-- Begin MATERIAL PROVIDED --

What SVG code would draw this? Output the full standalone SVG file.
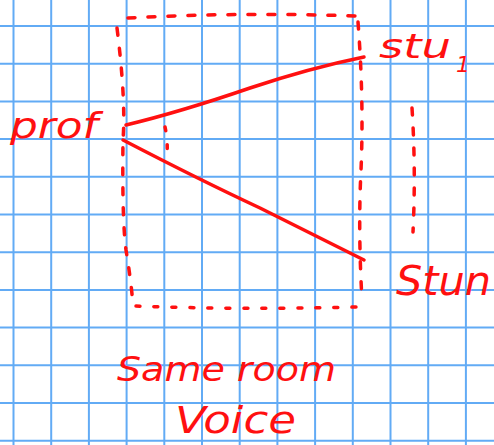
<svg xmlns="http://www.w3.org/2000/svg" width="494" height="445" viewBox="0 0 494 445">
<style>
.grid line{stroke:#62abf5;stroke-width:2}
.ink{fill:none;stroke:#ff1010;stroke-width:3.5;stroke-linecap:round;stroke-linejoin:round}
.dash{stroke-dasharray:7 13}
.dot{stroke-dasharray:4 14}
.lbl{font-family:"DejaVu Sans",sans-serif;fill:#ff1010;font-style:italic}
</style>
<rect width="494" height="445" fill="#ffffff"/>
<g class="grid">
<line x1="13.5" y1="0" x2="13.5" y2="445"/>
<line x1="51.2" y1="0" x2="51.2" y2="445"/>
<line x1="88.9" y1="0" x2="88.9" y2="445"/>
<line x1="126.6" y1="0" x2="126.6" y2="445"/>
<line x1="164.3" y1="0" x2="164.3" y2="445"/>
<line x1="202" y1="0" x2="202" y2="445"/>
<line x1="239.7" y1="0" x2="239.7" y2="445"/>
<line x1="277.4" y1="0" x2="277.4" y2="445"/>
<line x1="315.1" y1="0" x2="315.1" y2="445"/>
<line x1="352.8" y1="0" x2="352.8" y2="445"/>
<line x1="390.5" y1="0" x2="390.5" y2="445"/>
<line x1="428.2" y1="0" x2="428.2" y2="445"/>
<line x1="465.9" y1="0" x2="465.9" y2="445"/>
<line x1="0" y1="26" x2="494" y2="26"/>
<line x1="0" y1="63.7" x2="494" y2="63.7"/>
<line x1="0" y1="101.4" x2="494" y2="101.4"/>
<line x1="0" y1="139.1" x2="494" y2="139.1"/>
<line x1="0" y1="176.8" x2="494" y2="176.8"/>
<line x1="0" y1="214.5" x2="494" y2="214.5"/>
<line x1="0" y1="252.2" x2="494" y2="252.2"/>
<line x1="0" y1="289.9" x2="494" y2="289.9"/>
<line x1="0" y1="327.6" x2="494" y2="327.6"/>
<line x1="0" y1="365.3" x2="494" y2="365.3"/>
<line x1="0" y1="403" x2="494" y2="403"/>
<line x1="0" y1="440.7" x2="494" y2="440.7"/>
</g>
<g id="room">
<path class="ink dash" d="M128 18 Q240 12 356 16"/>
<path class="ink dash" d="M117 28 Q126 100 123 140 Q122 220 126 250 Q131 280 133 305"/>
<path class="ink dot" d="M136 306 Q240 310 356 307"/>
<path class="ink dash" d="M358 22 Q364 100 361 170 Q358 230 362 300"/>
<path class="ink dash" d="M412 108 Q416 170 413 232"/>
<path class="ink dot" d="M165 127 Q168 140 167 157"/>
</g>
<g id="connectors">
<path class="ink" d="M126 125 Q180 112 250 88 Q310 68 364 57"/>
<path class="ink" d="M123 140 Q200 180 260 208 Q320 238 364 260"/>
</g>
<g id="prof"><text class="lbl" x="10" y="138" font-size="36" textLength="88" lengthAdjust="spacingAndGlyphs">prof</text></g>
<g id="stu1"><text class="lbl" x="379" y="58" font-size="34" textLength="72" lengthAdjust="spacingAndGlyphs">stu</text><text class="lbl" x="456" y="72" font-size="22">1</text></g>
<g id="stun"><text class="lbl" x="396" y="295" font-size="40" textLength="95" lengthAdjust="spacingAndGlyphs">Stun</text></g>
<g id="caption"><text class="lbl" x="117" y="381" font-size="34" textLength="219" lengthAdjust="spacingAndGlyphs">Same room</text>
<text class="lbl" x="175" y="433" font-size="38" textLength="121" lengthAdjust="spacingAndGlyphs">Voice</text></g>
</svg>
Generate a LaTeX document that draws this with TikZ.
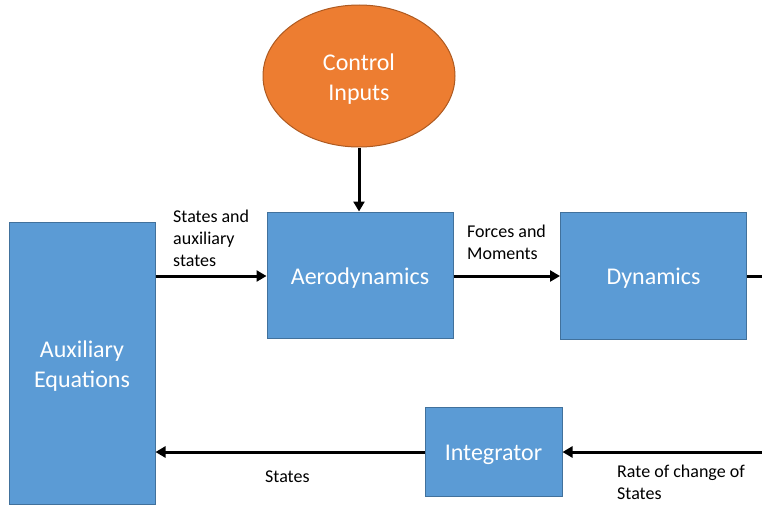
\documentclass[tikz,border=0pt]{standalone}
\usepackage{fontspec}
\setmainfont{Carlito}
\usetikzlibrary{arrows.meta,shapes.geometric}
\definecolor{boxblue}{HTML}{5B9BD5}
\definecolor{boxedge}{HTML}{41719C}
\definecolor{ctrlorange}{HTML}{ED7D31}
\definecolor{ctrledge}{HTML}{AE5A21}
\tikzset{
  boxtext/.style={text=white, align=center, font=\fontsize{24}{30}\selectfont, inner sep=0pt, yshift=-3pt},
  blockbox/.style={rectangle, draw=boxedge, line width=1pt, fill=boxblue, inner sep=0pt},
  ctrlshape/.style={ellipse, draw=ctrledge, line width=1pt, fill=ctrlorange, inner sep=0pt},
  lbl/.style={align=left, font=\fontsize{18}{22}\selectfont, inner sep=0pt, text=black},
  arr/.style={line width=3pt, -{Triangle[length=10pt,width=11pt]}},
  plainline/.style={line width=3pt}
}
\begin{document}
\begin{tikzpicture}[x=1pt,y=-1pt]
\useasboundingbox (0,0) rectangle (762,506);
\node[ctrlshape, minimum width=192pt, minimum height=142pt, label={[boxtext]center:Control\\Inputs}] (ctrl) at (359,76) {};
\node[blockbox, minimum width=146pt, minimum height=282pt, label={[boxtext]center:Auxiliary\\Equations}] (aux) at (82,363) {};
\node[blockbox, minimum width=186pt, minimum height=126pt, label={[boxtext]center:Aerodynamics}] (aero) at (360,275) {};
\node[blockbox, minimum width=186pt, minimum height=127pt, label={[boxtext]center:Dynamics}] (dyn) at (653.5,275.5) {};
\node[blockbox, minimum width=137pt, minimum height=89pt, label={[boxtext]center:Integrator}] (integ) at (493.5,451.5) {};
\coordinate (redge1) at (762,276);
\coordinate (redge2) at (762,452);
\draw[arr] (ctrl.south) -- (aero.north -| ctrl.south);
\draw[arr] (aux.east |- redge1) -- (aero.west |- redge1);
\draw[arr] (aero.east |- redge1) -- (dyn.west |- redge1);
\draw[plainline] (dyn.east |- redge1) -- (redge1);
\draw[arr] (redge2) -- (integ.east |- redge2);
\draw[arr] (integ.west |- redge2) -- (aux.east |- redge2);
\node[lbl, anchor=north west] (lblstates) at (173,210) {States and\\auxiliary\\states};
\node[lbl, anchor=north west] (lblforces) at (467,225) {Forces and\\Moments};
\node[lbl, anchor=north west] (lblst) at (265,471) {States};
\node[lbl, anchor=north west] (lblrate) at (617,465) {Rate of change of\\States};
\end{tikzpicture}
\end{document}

-- End MATERIAL PROVIDED --

◆ OBJECTIVE
Without the pictures, restate all the entries above exactly.

◆ WRITTEN SOLUTION
What SVG code would draw this? Output the full standalone SVG file.
<svg xmlns="http://www.w3.org/2000/svg" width="494" height="445" viewBox="0 0 494 445">
<style>
.grid line{stroke:#62abf5;stroke-width:2}
.ink{fill:none;stroke:#ff1010;stroke-width:3.5;stroke-linecap:round;stroke-linejoin:round}
.dash{stroke-dasharray:7 13}
.dot{stroke-dasharray:4 14}
.lbl{font-family:"DejaVu Sans",sans-serif;fill:#ff1010;font-style:italic}
</style>
<rect width="494" height="445" fill="#ffffff"/>
<g class="grid">
<line x1="13.5" y1="0" x2="13.5" y2="445"/>
<line x1="51.2" y1="0" x2="51.2" y2="445"/>
<line x1="88.9" y1="0" x2="88.9" y2="445"/>
<line x1="126.6" y1="0" x2="126.6" y2="445"/>
<line x1="164.3" y1="0" x2="164.3" y2="445"/>
<line x1="202" y1="0" x2="202" y2="445"/>
<line x1="239.7" y1="0" x2="239.7" y2="445"/>
<line x1="277.4" y1="0" x2="277.4" y2="445"/>
<line x1="315.1" y1="0" x2="315.1" y2="445"/>
<line x1="352.8" y1="0" x2="352.8" y2="445"/>
<line x1="390.5" y1="0" x2="390.5" y2="445"/>
<line x1="428.2" y1="0" x2="428.2" y2="445"/>
<line x1="465.9" y1="0" x2="465.9" y2="445"/>
<line x1="0" y1="26" x2="494" y2="26"/>
<line x1="0" y1="63.7" x2="494" y2="63.7"/>
<line x1="0" y1="101.4" x2="494" y2="101.4"/>
<line x1="0" y1="139.1" x2="494" y2="139.1"/>
<line x1="0" y1="176.8" x2="494" y2="176.8"/>
<line x1="0" y1="214.5" x2="494" y2="214.5"/>
<line x1="0" y1="252.2" x2="494" y2="252.2"/>
<line x1="0" y1="289.9" x2="494" y2="289.9"/>
<line x1="0" y1="327.6" x2="494" y2="327.6"/>
<line x1="0" y1="365.3" x2="494" y2="365.3"/>
<line x1="0" y1="403" x2="494" y2="403"/>
<line x1="0" y1="440.7" x2="494" y2="440.7"/>
</g>
<g id="room">
<path class="ink dash" d="M128 18 Q240 12 356 16"/>
<path class="ink dash" d="M117 28 Q126 100 123 140 Q122 220 126 250 Q131 280 133 305"/>
<path class="ink dot" d="M136 306 Q240 310 356 307"/>
<path class="ink dash" d="M358 22 Q364 100 361 170 Q358 230 362 300"/>
<path class="ink dash" d="M412 108 Q416 170 413 232"/>
<path class="ink dot" d="M165 127 Q168 140 167 157"/>
</g>
<g id="connectors">
<path class="ink" d="M126 125 Q180 112 250 88 Q310 68 364 57"/>
<path class="ink" d="M123 140 Q200 180 260 208 Q320 238 364 260"/>
</g>
<g id="prof"><text class="lbl" x="10" y="138" font-size="36" textLength="88" lengthAdjust="spacingAndGlyphs">prof</text></g>
<g id="stu1"><text class="lbl" x="379" y="58" font-size="34" textLength="72" lengthAdjust="spacingAndGlyphs">stu</text><text class="lbl" x="456" y="72" font-size="22">1</text></g>
<g id="stun"><text class="lbl" x="396" y="295" font-size="40" textLength="95" lengthAdjust="spacingAndGlyphs">Stun</text></g>
<g id="caption"><text class="lbl" x="117" y="381" font-size="34" textLength="219" lengthAdjust="spacingAndGlyphs">Same room</text>
<text class="lbl" x="175" y="433" font-size="38" textLength="121" lengthAdjust="spacingAndGlyphs">Voice</text></g>
</svg>
Generate a LaTeX document that draws this with TikZ.
\documentclass[tikz,border=0pt]{standalone}
\usepackage{fontspec}
\setmainfont{Carlito}
\usetikzlibrary{arrows.meta,shapes.geometric}
\definecolor{boxblue}{HTML}{5B9BD5}
\definecolor{boxedge}{HTML}{41719C}
\definecolor{ctrlorange}{HTML}{ED7D31}
\definecolor{ctrledge}{HTML}{AE5A21}
\tikzset{
  boxtext/.style={text=white, align=center, font=\fontsize{24}{30}\selectfont, inner sep=0pt, yshift=-3pt},
  blockbox/.style={rectangle, draw=boxedge, line width=1pt, fill=boxblue, inner sep=0pt},
  ctrlshape/.style={ellipse, draw=ctrledge, line width=1pt, fill=ctrlorange, inner sep=0pt},
  lbl/.style={align=left, font=\fontsize{18}{22}\selectfont, inner sep=0pt, text=black},
  arr/.style={line width=3pt, -{Triangle[length=10pt,width=11pt]}},
  plainline/.style={line width=3pt}
}
\begin{document}
\begin{tikzpicture}[x=1pt,y=-1pt]
\useasboundingbox (0,0) rectangle (762,506);
\node[ctrlshape, minimum width=192pt, minimum height=142pt, label={[boxtext]center:Control\\Inputs}] (ctrl) at (359,76) {};
\node[blockbox, minimum width=146pt, minimum height=282pt, label={[boxtext]center:Auxiliary\\Equations}] (aux) at (82,363) {};
\node[blockbox, minimum width=186pt, minimum height=126pt, label={[boxtext]center:Aerodynamics}] (aero) at (360,275) {};
\node[blockbox, minimum width=186pt, minimum height=127pt, label={[boxtext]center:Dynamics}] (dyn) at (653.5,275.5) {};
\node[blockbox, minimum width=137pt, minimum height=89pt, label={[boxtext]center:Integrator}] (integ) at (493.5,451.5) {};
\coordinate (redge1) at (762,276);
\coordinate (redge2) at (762,452);
\draw[arr] (ctrl.south) -- (aero.north -| ctrl.south);
\draw[arr] (aux.east |- redge1) -- (aero.west |- redge1);
\draw[arr] (aero.east |- redge1) -- (dyn.west |- redge1);
\draw[plainline] (dyn.east |- redge1) -- (redge1);
\draw[arr] (redge2) -- (integ.east |- redge2);
\draw[arr] (integ.west |- redge2) -- (aux.east |- redge2);
\node[lbl, anchor=north west] (lblstates) at (173,210) {States and\\auxiliary\\states};
\node[lbl, anchor=north west] (lblforces) at (467,225) {Forces and\\Moments};
\node[lbl, anchor=north west] (lblst) at (265,471) {States};
\node[lbl, anchor=north west] (lblrate) at (617,465) {Rate of change of\\States};
\end{tikzpicture}
\end{document}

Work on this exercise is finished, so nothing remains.